With the thumping victory in Lok Sabha elections (BJP-Sena alliance won 41 of Maharashtra’s 48 seats), Fadnavis is now confident of romping home. To avoid any risk, he has ensured alliance with the Sena. He also maintained cordial relations with Sena leadership and brokered peace between the two ruling parties.
If the BJP under him returns to power with a performance anywhere close to 2014, Fadnavis’ stature will grow further in the party. It is a foregone conclusion that Fadnavis would be the chief minister again.
“Fadnavis is focusing on the performance of his government in five years in his campaign now.
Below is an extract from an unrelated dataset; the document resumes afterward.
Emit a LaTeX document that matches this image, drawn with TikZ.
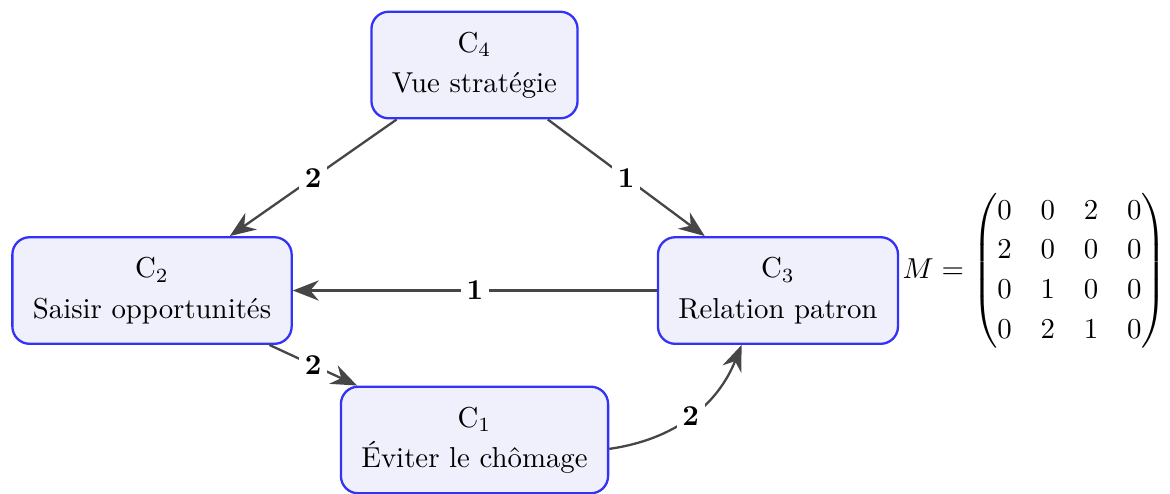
\documentclass[tikz,border=0pt]{standalone}
\usepackage{amsmath}
\usepackage{amssymb}
\usepackage{xcolor}
\usepackage{tikz}
\usetikzlibrary{shapes,arrows.meta,positioning}
\definecolor{boxblue}{RGB}{51,51,245}
\definecolor{boxfill}{RGB}{240,240,252}
\definecolor{edgegray}{RGB}{70,70,70}

\begin{document}
\begin{tikzpicture}[
    concept/.style={draw=boxblue, thick, fill=boxfill, rounded corners=6pt, align=center,
                    inner xsep=0.25cm, minimum height=1.3cm, on grid},
    link/.style={-{Stealth[length=9pt,width=7pt]}, thick, edgegray},
    weight/.style={fill=white, inner sep=2pt, font=\bfseries, text=black}
  ]
  \useasboundingbox (-5.787,0.793) rectangle (8.482,-5.220);

  \node[concept] (c4) at (0,0) {C$_4$\\[2pt] Vue stratégie};
  \node[concept, below left=2.75cm and 3.933cm of c4] (c2) {C$_2$\\[2pt] Saisir opportunités};
  \node[concept, below right=2.75cm and 3.701cm of c4] (c3) {C$_3$\\[2pt] Relation patron};
  \node[concept, below=4.573cm of c4] (c1) {C$_1$\\[2pt] Éviter le chômage};
  \node[right=0pt of c3, yshift=0.24cm, inner sep=1pt] (mat)
    {\renewcommand{\arraystretch}{1.15}%
     $M = \begin{pmatrix} 0 & 0 & 2 & 0\\ 2 & 0 & 0 & 0\\ 0 & 1 & 0 & 0\\ 0 & 2 & 1 & 0 \end{pmatrix}$};

  \draw[link] (c4) -- node[weight] {2} (c2);
  \draw[link] (c4) -- node[weight] {1} (c3);
  \draw[link] (c3) -- node[weight] {1} (c2);
  \draw[link] (c2) -- node[weight] {2} (c1);
  \draw[link] (c1) to[bend right] node[weight] {2} (c3);
\end{tikzpicture}
\end{document}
Whatever advantages and disadvantages the party faces because of the government will be his responsibility,” said political analyst Abhay Deshpande.
“Of course, he would reap the benefit if they return to power,” he added.
Things may not be entirely smooth for Fadnavis though. His revenue minister Chandrakant Patil who was recently made state BJP chief is slowly positioning himself as an alternative to Fadnavis. Patil is a trusted aide of union home minister Amit Shah. Undoubtedly, if the BJP’s seats reduce considerably (in 2014 it won 122 out of 288 assembly seats), Fadnavis will have to face the flak.
But for now, the party needs him and he is the face of the BJP in Maharashtra as the battle for assembly begins.